Pogoń Lwów została założona w roku 1904, co oznacza, że jest chyba najstarszym polskim klubem (jak ktoś zna starszy, to proszę mnie uświadomić). Był jednym z założycieli PZPN i mistrzostw Polski. Cztery razy zdobyli oficjalne mistrzostwo Polski, plus jedno nieoficjalne. W drużynie grało wielu wybitnych mistrzów, wśród nich postać niesamowita - Wacław Kuchar. Bycie futbolistą mu nie wystarczało - był lekkoatletą i bił rekordy Polski na 800 m i 400 m przez płotki, w skoku wzwyż, dziesięcioboju oraz w sztafecie 4 x 400 m i sztafecie szwedzkiej. Grał także w hokeja. Jednym słowem sportowy człowiek renesansu. Wyobrażacie sobie, żeby dziś jakiś Błaszczykowski czy inny Leo Messi startowali w tylu dyscyplinach? Jemu się udało. Ale wtedy i sport był lepszy, bardziej honorowy... Prócz tego w drużynie grały takie asy jak Michał Matyas, który później był trenerem reprezentacji oraz m.in. Cracovii oraz kultowy bramkarz Spirydion Albański (przyznać się, kto by chciał mieć tak na imię? )
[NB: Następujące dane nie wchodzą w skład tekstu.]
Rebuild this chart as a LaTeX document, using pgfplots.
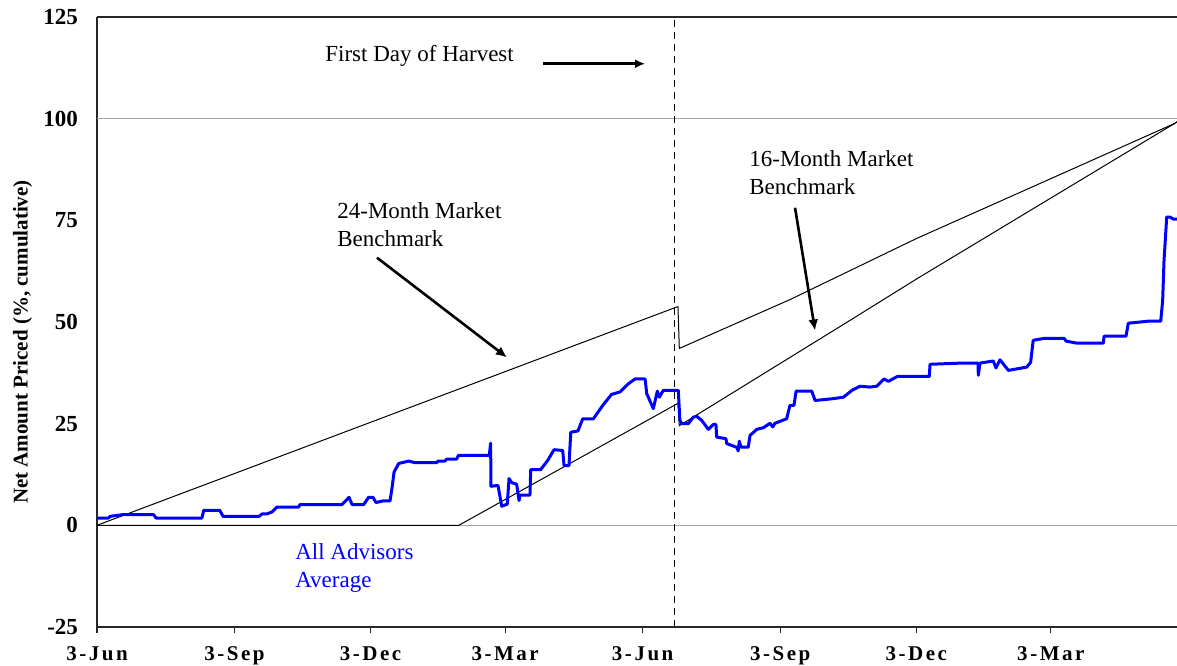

Dziś Pogoń Lwów istnieje. Została reaktywowana w 2009 roku przez grupkę pasjonatów, ale także przodków zawodników czy trenerów klubu... Oczywiście, dla niektórych budzi kontrowersje fakt choćby taki, że w drużynie grają niemal sami Ukraińcy, no ale... w sumie nie ma się co dziwić. Jednak to polskojęzyczna ludność chodzi na ich mecze, co jest znakomitym sposobem trzymania ze sobą kontaktów na obczyźnie. Aktualnie grają w czwartej lidze rozgrywek Ukraińskich. Szczęśliwie, po gorszym okresie udało się znaleźć kilku sponsorów, którzy zapewniają spokojny byt drużynie.
Naturalnym kontynuatorem Pogoni Lwów była Polonia Bytom. Klub ze Śląska po wojnie przejął od Lwowian herb oraz udzielało się tam paru przedwojennych piłkarzy. Także Pogoń Szczecin swe barwy, herb i nazwę zawdzięcza Lwowianom.
Na początku wspomniałem o hymnie Pogoni. Dzięki YT możemy posłuchać go w każdej chwili.
Co więcej - w necie udało się nawet znaleźć tekst tego hymnu
Co prawda mamy tam treści dziś niedopuszczalne - "Czarną farbę lubi murzyn", uwielbiam ten fragment Prócz tego propagowanie dopingu alkoholowego "Kto w Pogoni ten w krwi ma wino" No i jeszcze wyganianie pikników z meczu - "Jeden lubi kurczę z rożna, drugi piwem pasie brzuch, nasz ideał piłka nożna" oraz krytykowanie polityków "dyplomacje to utopie, polityka to jest chrzan". Oj, zebrało się tego... A tak już całkowicie serio, ten hymn jest przepiękny, chyba najlepszy ze wszystkich klubowych jakie powstały w naszym kraju.
Po meczu opuszczamy Park Kilińskiego i balujemy do białego rana na ulicach tego pięknego miasta. Pomimo zabawnych różnic gwarowych wszyscy się znakomicie dogadujemy. Wyjazd uważam za niezwykle udany. Obyśmy jeszcze wiele razy mieli okazję się spotkać.KSP & KSC & LKSP NIEZNISZCZALNA SZTAMA
Pogoń Lwów gra w IV lidze Ukraińskiej... ale przede wszystkim gra w moim sercu. I niezależnie od tego, której drużynie kibicujemy, Pogoń mamy w pamięci. I to jest piękne.